**What is needed:** Your task is to repeat all of the data exactly while excluding the pictures.

--- begin Data block ---

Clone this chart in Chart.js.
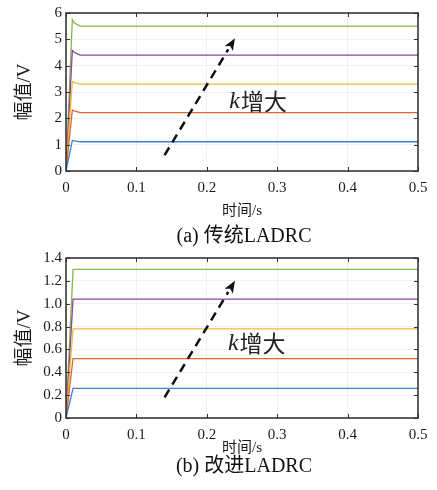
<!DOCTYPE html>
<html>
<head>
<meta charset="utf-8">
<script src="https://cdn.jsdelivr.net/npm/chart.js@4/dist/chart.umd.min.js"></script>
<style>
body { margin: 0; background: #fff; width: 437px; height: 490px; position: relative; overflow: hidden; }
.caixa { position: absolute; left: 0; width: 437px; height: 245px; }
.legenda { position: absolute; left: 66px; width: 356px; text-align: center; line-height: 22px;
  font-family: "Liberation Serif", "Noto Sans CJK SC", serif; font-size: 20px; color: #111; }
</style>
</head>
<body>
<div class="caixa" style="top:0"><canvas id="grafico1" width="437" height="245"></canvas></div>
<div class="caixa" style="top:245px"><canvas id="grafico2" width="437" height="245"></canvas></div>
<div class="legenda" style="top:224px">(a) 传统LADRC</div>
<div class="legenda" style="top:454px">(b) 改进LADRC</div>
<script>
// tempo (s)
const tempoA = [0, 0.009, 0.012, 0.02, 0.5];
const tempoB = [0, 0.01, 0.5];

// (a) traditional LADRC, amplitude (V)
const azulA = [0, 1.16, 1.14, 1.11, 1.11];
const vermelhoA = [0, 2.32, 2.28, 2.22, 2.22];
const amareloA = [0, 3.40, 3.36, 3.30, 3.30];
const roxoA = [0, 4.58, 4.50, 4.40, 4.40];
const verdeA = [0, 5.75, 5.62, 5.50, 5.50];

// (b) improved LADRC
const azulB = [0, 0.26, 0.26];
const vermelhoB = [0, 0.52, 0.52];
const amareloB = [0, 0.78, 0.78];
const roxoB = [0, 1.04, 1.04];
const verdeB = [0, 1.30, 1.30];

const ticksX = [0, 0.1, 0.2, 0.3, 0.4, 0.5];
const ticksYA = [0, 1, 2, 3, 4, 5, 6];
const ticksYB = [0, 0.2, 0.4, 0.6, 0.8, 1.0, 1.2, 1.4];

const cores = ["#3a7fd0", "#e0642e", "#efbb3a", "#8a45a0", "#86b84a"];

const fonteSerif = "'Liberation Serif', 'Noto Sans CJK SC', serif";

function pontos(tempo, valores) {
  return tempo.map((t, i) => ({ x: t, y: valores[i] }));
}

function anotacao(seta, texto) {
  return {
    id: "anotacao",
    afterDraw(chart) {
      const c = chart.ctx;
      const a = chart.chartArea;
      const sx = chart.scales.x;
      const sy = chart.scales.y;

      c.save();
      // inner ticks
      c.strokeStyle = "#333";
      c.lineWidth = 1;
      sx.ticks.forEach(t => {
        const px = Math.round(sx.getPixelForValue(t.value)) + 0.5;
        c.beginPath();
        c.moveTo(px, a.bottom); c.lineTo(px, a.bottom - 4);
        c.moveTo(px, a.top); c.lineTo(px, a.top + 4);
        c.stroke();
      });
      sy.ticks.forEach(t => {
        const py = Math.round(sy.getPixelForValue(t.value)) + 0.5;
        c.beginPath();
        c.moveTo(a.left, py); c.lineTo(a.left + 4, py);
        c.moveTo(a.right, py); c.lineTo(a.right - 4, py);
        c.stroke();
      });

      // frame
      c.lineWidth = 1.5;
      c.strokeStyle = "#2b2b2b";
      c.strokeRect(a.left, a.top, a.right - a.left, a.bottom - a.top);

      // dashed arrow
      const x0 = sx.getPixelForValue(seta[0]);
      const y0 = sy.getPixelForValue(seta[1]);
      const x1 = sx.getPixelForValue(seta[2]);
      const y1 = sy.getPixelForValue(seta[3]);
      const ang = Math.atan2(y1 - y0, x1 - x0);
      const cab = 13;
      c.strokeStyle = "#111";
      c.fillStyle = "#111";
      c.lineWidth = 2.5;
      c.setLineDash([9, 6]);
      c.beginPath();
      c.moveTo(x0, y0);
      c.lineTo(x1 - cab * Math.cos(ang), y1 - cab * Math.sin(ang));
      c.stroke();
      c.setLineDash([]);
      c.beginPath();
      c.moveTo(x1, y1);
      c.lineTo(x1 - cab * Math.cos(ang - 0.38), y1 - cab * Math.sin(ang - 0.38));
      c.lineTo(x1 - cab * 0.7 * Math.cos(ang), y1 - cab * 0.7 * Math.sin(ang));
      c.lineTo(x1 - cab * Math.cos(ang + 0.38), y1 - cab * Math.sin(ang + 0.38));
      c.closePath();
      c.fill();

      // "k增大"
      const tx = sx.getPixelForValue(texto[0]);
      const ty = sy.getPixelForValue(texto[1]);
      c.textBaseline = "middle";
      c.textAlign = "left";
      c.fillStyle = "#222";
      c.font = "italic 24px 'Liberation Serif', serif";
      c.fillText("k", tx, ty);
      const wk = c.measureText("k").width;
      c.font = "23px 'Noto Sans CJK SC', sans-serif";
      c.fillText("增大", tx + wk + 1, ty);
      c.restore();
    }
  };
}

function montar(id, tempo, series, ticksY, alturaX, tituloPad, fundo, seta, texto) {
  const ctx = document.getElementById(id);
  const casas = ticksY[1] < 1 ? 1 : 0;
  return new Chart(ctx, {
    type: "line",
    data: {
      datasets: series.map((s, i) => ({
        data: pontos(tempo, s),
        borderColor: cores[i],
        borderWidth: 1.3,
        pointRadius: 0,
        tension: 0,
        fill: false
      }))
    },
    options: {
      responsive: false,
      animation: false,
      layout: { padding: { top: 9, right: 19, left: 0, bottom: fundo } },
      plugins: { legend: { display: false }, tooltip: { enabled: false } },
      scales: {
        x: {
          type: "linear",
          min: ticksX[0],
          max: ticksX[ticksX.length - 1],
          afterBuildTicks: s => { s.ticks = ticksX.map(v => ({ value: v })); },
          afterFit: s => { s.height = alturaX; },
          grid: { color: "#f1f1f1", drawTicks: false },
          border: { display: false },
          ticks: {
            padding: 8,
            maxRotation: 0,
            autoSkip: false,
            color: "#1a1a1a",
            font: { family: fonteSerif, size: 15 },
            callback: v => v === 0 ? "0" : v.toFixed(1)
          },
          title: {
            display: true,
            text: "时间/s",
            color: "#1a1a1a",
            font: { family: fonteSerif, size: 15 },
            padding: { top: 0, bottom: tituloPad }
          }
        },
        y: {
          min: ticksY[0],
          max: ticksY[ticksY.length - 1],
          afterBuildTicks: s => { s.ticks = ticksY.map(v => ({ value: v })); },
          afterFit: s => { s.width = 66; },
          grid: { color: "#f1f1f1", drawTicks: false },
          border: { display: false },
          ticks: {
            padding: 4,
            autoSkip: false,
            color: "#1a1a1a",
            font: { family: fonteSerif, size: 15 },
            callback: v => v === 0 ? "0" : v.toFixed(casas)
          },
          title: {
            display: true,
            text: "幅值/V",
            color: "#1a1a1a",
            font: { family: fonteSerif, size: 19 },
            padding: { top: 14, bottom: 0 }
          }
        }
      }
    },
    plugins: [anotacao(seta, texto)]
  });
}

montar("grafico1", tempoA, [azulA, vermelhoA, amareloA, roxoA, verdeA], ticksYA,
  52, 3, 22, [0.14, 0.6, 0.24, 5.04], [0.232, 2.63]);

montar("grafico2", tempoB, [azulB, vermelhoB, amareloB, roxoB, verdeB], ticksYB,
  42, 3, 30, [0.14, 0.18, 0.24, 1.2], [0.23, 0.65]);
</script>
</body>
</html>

--- end Data block ---

**Expected answer:**
Clone this chart in Chart.js.
<!DOCTYPE html>
<html>
<head>
<meta charset="utf-8">
<script src="https://cdn.jsdelivr.net/npm/chart.js@4/dist/chart.umd.min.js"></script>
<style>
body { margin: 0; background: #fff; width: 437px; height: 490px; position: relative; overflow: hidden; }
.caixa { position: absolute; left: 0; width: 437px; height: 245px; }
.legenda { position: absolute; left: 66px; width: 356px; text-align: center; line-height: 22px;
  font-family: "Liberation Serif", "Noto Sans CJK SC", serif; font-size: 20px; color: #111; }
</style>
</head>
<body>
<div class="caixa" style="top:0"><canvas id="grafico1" width="437" height="245"></canvas></div>
<div class="caixa" style="top:245px"><canvas id="grafico2" width="437" height="245"></canvas></div>
<div class="legenda" style="top:224px">(a) 传统LADRC</div>
<div class="legenda" style="top:454px">(b) 改进LADRC</div>
<script>
// tempo (s)
const tempoA = [0, 0.009, 0.012, 0.02, 0.5];
const tempoB = [0, 0.01, 0.5];

// (a) traditional LADRC, amplitude (V)
const azulA = [0, 1.16, 1.14, 1.11, 1.11];
const vermelhoA = [0, 2.32, 2.28, 2.22, 2.22];
const amareloA = [0, 3.40, 3.36, 3.30, 3.30];
const roxoA = [0, 4.58, 4.50, 4.40, 4.40];
const verdeA = [0, 5.75, 5.62, 5.50, 5.50];

// (b) improved LADRC
const azulB = [0, 0.26, 0.26];
const vermelhoB = [0, 0.52, 0.52];
const amareloB = [0, 0.78, 0.78];
const roxoB = [0, 1.04, 1.04];
const verdeB = [0, 1.30, 1.30];

const ticksX = [0, 0.1, 0.2, 0.3, 0.4, 0.5];
const ticksYA = [0, 1, 2, 3, 4, 5, 6];
const ticksYB = [0, 0.2, 0.4, 0.6, 0.8, 1.0, 1.2, 1.4];

const cores = ["#3a7fd0", "#e0642e", "#efbb3a", "#8a45a0", "#86b84a"];

const fonteSerif = "'Liberation Serif', 'Noto Sans CJK SC', serif";

function pontos(tempo, valores) {
  return tempo.map((t, i) => ({ x: t, y: valores[i] }));
}

function anotacao(seta, texto) {
  return {
    id: "anotacao",
    afterDraw(chart) {
      const c = chart.ctx;
      const a = chart.chartArea;
      const sx = chart.scales.x;
      const sy = chart.scales.y;

      c.save();
      // inner ticks
      c.strokeStyle = "#333";
      c.lineWidth = 1;
      sx.ticks.forEach(t => {
        const px = Math.round(sx.getPixelForValue(t.value)) + 0.5;
        c.beginPath();
        c.moveTo(px, a.bottom); c.lineTo(px, a.bottom - 4);
        c.moveTo(px, a.top); c.lineTo(px, a.top + 4);
        c.stroke();
      });
      sy.ticks.forEach(t => {
        const py = Math.round(sy.getPixelForValue(t.value)) + 0.5;
        c.beginPath();
        c.moveTo(a.left, py); c.lineTo(a.left + 4, py);
        c.moveTo(a.right, py); c.lineTo(a.right - 4, py);
        c.stroke();
      });

      // frame
      c.lineWidth = 1.5;
      c.strokeStyle = "#2b2b2b";
      c.strokeRect(a.left, a.top, a.right - a.left, a.bottom - a.top);

      // dashed arrow
      const x0 = sx.getPixelForValue(seta[0]);
      const y0 = sy.getPixelForValue(seta[1]);
      const x1 = sx.getPixelForValue(seta[2]);
      const y1 = sy.getPixelForValue(seta[3]);
      const ang = Math.atan2(y1 - y0, x1 - x0);
      const cab = 13;
      c.strokeStyle = "#111";
      c.fillStyle = "#111";
      c.lineWidth = 2.5;
      c.setLineDash([9, 6]);
      c.beginPath();
      c.moveTo(x0, y0);
      c.lineTo(x1 - cab * Math.cos(ang), y1 - cab * Math.sin(ang));
      c.stroke();
      c.setLineDash([]);
      c.beginPath();
      c.moveTo(x1, y1);
      c.lineTo(x1 - cab * Math.cos(ang - 0.38), y1 - cab * Math.sin(ang - 0.38));
      c.lineTo(x1 - cab * 0.7 * Math.cos(ang), y1 - cab * 0.7 * Math.sin(ang));
      c.lineTo(x1 - cab * Math.cos(ang + 0.38), y1 - cab * Math.sin(ang + 0.38));
      c.closePath();
      c.fill();

      // "k增大"
      const tx = sx.getPixelForValue(texto[0]);
      const ty = sy.getPixelForValue(texto[1]);
      c.textBaseline = "middle";
      c.textAlign = "left";
      c.fillStyle = "#222";
      c.font = "italic 24px 'Liberation Serif', serif";
      c.fillText("k", tx, ty);
      const wk = c.measureText("k").width;
      c.font = "23px 'Noto Sans CJK SC', sans-serif";
      c.fillText("增大", tx + wk + 1, ty);
      c.restore();
    }
  };
}

function montar(id, tempo, series, ticksY, alturaX, tituloPad, fundo, seta, texto) {
  const ctx = document.getElementById(id);
  const casas = ticksY[1] < 1 ? 1 : 0;
  return new Chart(ctx, {
    type: "line",
    data: {
      datasets: series.map((s, i) => ({
        data: pontos(tempo, s),
        borderColor: cores[i],
        borderWidth: 1.3,
        pointRadius: 0,
        tension: 0,
        fill: false
      }))
    },
    options: {
      responsive: false,
      animation: false,
      layout: { padding: { top: 9, right: 19, left: 0, bottom: fundo } },
      plugins: { legend: { display: false }, tooltip: { enabled: false } },
      scales: {
        x: {
          type: "linear",
          min: ticksX[0],
          max: ticksX[ticksX.length - 1],
          afterBuildTicks: s => { s.ticks = ticksX.map(v => ({ value: v })); },
          afterFit: s => { s.height = alturaX; },
          grid: { color: "#f1f1f1", drawTicks: false },
          border: { display: false },
          ticks: {
            padding: 8,
            maxRotation: 0,
            autoSkip: false,
            color: "#1a1a1a",
            font: { family: fonteSerif, size: 15 },
            callback: v => v === 0 ? "0" : v.toFixed(1)
          },
          title: {
            display: true,
            text: "时间/s",
            color: "#1a1a1a",
            font: { family: fonteSerif, size: 15 },
            padding: { top: 0, bottom: tituloPad }
          }
        },
        y: {
          min: ticksY[0],
          max: ticksY[ticksY.length - 1],
          afterBuildTicks: s => { s.ticks = ticksY.map(v => ({ value: v })); },
          afterFit: s => { s.width = 66; },
          grid: { color: "#f1f1f1", drawTicks: false },
          border: { display: false },
          ticks: {
            padding: 4,
            autoSkip: false,
            color: "#1a1a1a",
            font: { family: fonteSerif, size: 15 },
            callback: v => v === 0 ? "0" : v.toFixed(casas)
          },
          title: {
            display: true,
            text: "幅值/V",
            color: "#1a1a1a",
            font: { family: fonteSerif, size: 19 },
            padding: { top: 14, bottom: 0 }
          }
        }
      }
    },
    plugins: [anotacao(seta, texto)]
  });
}

montar("grafico1", tempoA, [azulA, vermelhoA, amareloA, roxoA, verdeA], ticksYA,
  52, 3, 22, [0.14, 0.6, 0.24, 5.04], [0.232, 2.63]);

montar("grafico2", tempoB, [azulB, vermelhoB, amareloB, roxoB, verdeB], ticksYB,
  42, 3, 30, [0.14, 0.18, 0.24, 1.2], [0.23, 0.65]);
</script>
</body>
</html>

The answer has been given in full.